=== Data extract ===
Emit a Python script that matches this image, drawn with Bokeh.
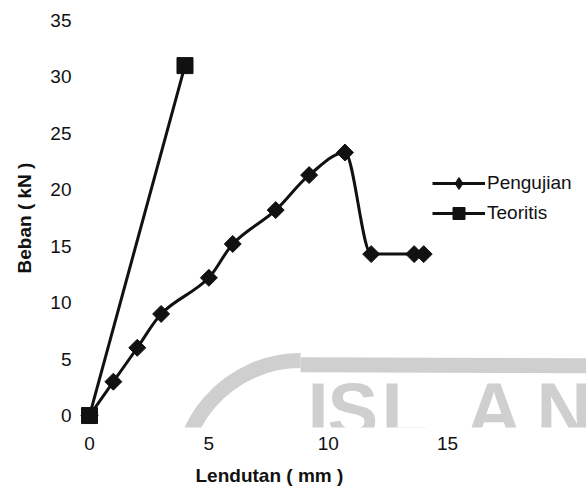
import numpy as np
from bokeh.plotting import figure
from bokeh.models import Range1d, FixedTicker, Legend, LegendItem, Label, Title
from bokeh.embed import file_html
from bokeh.resources import INLINE

# ---- data ----
x_peng = [0, 1, 2, 3, 5, 6, 7.8, 9.2, 10.7, 11.8, 13.6, 14.0]
y_peng = [0, 3, 6, 9, 12.2, 15.2, 18.2, 21.3, 23.3, 14.3, 14.3, 14.3]
x_teo = [0, 4]
y_teo = [0, 31]
x_ticks = [0, 5, 10, 15]
y_ticks = [0, 5, 10, 15, 20, 25, 30, 35]
series_names = ["Pengujian", "Teoritis"]
x_title = "Lendutan ( mm )"
y_title = "Beban ( kN )"
watermark_letters = ["I", "S", "L", "A", "N"]

FONT = "Liberation Sans"
INK = "#111111"
WM = "#cfcfcf"

p = figure(width=586, height=495, output_backend="svg", toolbar_location=None,
           x_range=Range1d(-0.545, 20.82), y_range=Range1d(-1.06, 36.06),
           min_border_left=76, min_border_right=0, min_border_top=8, min_border_bottom=68)
p.outline_line_color = None
p.grid.visible = False
p.background_fill_color = "white"
p.border_fill_color = "white"

# ---- scan watermark (decoration) ----
p.arc(x=8.84, y=-5.76, radius=120, radius_units="screen",
      start_angle=np.pi / 2, end_angle=np.pi * 1.05,
      line_color=WM, line_width=15, level="underlay")
p.segment(x0=8.84, y0=4.5, x1=22, y1=4.4, line_color=WM, line_width=15, level="underlay")
for letter, lx in zip(watermark_letters, [231, 251, 305, 390, 460]):
    p.add_layout(Label(x=lx, y=18, x_units="screen", y_units="screen", text=letter,
                       text_font=FONT, text_font_style="bold", text_font_size="76px",
                       text_baseline="alphabetic", text_color=WM, level="underlay"))

# ---- smoothed line: monotone cubic (PCHIP) drawn as Bezier segments ----
xs = np.asarray(x_peng, float)
ys = np.asarray(y_peng, float)
h = np.diff(xs)
d = np.diff(ys) / h
m = np.zeros_like(xs)
m[0] = d[0]
m[-1] = d[-1]
for k in range(1, len(xs) - 1):
    if d[k - 1] * d[k] <= 0:
        m[k] = 0.0
    else:
        w1 = 2 * h[k] + h[k - 1]
        w2 = h[k] + 2 * h[k - 1]
        m[k] = (w1 + w2) / (w1 / d[k - 1] + w2 / d[k])
segs = dict(x0=xs[:-1], y0=ys[:-1], x1=xs[1:], y1=ys[1:],
            cx0=xs[:-1] + h / 3, cy0=ys[:-1] + m[:-1] * h / 3,
            cx1=xs[1:] - h / 3, cy1=ys[1:] - m[1:] * h / 3)

r_pl = p.bezier(line_color=INK, line_width=3, **segs)
r_pm = p.scatter(x_peng, y_peng, marker="square", angle=np.pi / 4, size=12,
                 fill_color=INK, line_color=INK)
# diamond used only for the legend key
r_pk = p.scatter(x_peng, y_peng, marker="diamond", size=12,
                 fill_color=INK, line_color=INK, visible=False)

r_tl = p.line(x_teo, y_teo, line_color=INK, line_width=3)
r_tm = p.scatter(x_teo, y_teo, marker="square", size=16, fill_color=INK, line_color=INK)

# ---- axes ----
for ax in (p.xaxis[0], p.yaxis[0]):
    ax.axis_line_color = None
    ax.major_tick_line_color = None
    ax.minor_tick_line_color = None
    ax.major_tick_out = 0
    ax.major_tick_in = 0
    ax.major_label_text_font = FONT
    ax.major_label_text_font_size = "19px"
    ax.major_label_text_color = INK

p.xaxis.ticker = FixedTicker(ticks=x_ticks)
p.yaxis.ticker = FixedTicker(ticks=y_ticks)
p.xaxis.major_label_standoff = 9
p.yaxis.major_label_standoff = 5

p.yaxis.axis_label = y_title
p.yaxis.axis_label_standoff = 12
p.yaxis.axis_label_text_font = FONT
p.yaxis.axis_label_text_font_style = "bold"
p.yaxis.axis_label_text_font_size = "19px"
p.yaxis.axis_label_text_color = INK

p.add_layout(Title(text=x_title, align="left", offset=119, standoff=20,
                   text_font=FONT, text_font_style="bold", text_font_size="19px",
                   text_color=INK), "below")

legend = Legend(items=[LegendItem(label=series_names[0], renderers=[r_pl, r_pk]),
                       LegendItem(label=series_names[1], renderers=[r_tl, r_tm])],
                location=(356, 199), orientation="vertical",
                glyph_width=53, glyph_height=30, label_height=30, spacing=0,
                padding=0, margin=0, label_standoff=2,
                label_text_font=FONT, label_text_font_size="19px", label_text_color=INK,
                border_line_color=None, background_fill_alpha=0)
p.add_layout(legend)

open("out.html", "w").write(file_html(p, INLINE))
===
Task requirements.
All the material shown above is to be copied exactly, with no pictures carried over.

Solution for this problem.
Emit a Python script that matches this image, drawn with Bokeh.
import numpy as np
from bokeh.plotting import figure
from bokeh.models import Range1d, FixedTicker, Legend, LegendItem, Label, Title
from bokeh.embed import file_html
from bokeh.resources import INLINE

# ---- data ----
x_peng = [0, 1, 2, 3, 5, 6, 7.8, 9.2, 10.7, 11.8, 13.6, 14.0]
y_peng = [0, 3, 6, 9, 12.2, 15.2, 18.2, 21.3, 23.3, 14.3, 14.3, 14.3]
x_teo = [0, 4]
y_teo = [0, 31]
x_ticks = [0, 5, 10, 15]
y_ticks = [0, 5, 10, 15, 20, 25, 30, 35]
series_names = ["Pengujian", "Teoritis"]
x_title = "Lendutan ( mm )"
y_title = "Beban ( kN )"
watermark_letters = ["I", "S", "L", "A", "N"]

FONT = "Liberation Sans"
INK = "#111111"
WM = "#cfcfcf"

p = figure(width=586, height=495, output_backend="svg", toolbar_location=None,
           x_range=Range1d(-0.545, 20.82), y_range=Range1d(-1.06, 36.06),
           min_border_left=76, min_border_right=0, min_border_top=8, min_border_bottom=68)
p.outline_line_color = None
p.grid.visible = False
p.background_fill_color = "white"
p.border_fill_color = "white"

# ---- scan watermark (decoration) ----
p.arc(x=8.84, y=-5.76, radius=120, radius_units="screen",
      start_angle=np.pi / 2, end_angle=np.pi * 1.05,
      line_color=WM, line_width=15, level="underlay")
p.segment(x0=8.84, y0=4.5, x1=22, y1=4.4, line_color=WM, line_width=15, level="underlay")
for letter, lx in zip(watermark_letters, [231, 251, 305, 390, 460]):
    p.add_layout(Label(x=lx, y=18, x_units="screen", y_units="screen", text=letter,
                       text_font=FONT, text_font_style="bold", text_font_size="76px",
                       text_baseline="alphabetic", text_color=WM, level="underlay"))

# ---- smoothed line: monotone cubic (PCHIP) drawn as Bezier segments ----
xs = np.asarray(x_peng, float)
ys = np.asarray(y_peng, float)
h = np.diff(xs)
d = np.diff(ys) / h
m = np.zeros_like(xs)
m[0] = d[0]
m[-1] = d[-1]
for k in range(1, len(xs) - 1):
    if d[k - 1] * d[k] <= 0:
        m[k] = 0.0
    else:
        w1 = 2 * h[k] + h[k - 1]
        w2 = h[k] + 2 * h[k - 1]
        m[k] = (w1 + w2) / (w1 / d[k - 1] + w2 / d[k])
segs = dict(x0=xs[:-1], y0=ys[:-1], x1=xs[1:], y1=ys[1:],
            cx0=xs[:-1] + h / 3, cy0=ys[:-1] + m[:-1] * h / 3,
            cx1=xs[1:] - h / 3, cy1=ys[1:] - m[1:] * h / 3)

r_pl = p.bezier(line_color=INK, line_width=3, **segs)
r_pm = p.scatter(x_peng, y_peng, marker="square", angle=np.pi / 4, size=12,
                 fill_color=INK, line_color=INK)
# diamond used only for the legend key
r_pk = p.scatter(x_peng, y_peng, marker="diamond", size=12,
                 fill_color=INK, line_color=INK, visible=False)

r_tl = p.line(x_teo, y_teo, line_color=INK, line_width=3)
r_tm = p.scatter(x_teo, y_teo, marker="square", size=16, fill_color=INK, line_color=INK)

# ---- axes ----
for ax in (p.xaxis[0], p.yaxis[0]):
    ax.axis_line_color = None
    ax.major_tick_line_color = None
    ax.minor_tick_line_color = None
    ax.major_tick_out = 0
    ax.major_tick_in = 0
    ax.major_label_text_font = FONT
    ax.major_label_text_font_size = "19px"
    ax.major_label_text_color = INK

p.xaxis.ticker = FixedTicker(ticks=x_ticks)
p.yaxis.ticker = FixedTicker(ticks=y_ticks)
p.xaxis.major_label_standoff = 9
p.yaxis.major_label_standoff = 5

p.yaxis.axis_label = y_title
p.yaxis.axis_label_standoff = 12
p.yaxis.axis_label_text_font = FONT
p.yaxis.axis_label_text_font_style = "bold"
p.yaxis.axis_label_text_font_size = "19px"
p.yaxis.axis_label_text_color = INK

p.add_layout(Title(text=x_title, align="left", offset=119, standoff=20,
                   text_font=FONT, text_font_style="bold", text_font_size="19px",
                   text_color=INK), "below")

legend = Legend(items=[LegendItem(label=series_names[0], renderers=[r_pl, r_pk]),
                       LegendItem(label=series_names[1], renderers=[r_tl, r_tm])],
                location=(356, 199), orientation="vertical",
                glyph_width=53, glyph_height=30, label_height=30, spacing=0,
                padding=0, margin=0, label_standoff=2,
                label_text_font=FONT, label_text_font_size="19px", label_text_color=INK,
                border_line_color=None, background_fill_alpha=0)
p.add_layout(legend)

open("out.html", "w").write(file_html(p, INLINE))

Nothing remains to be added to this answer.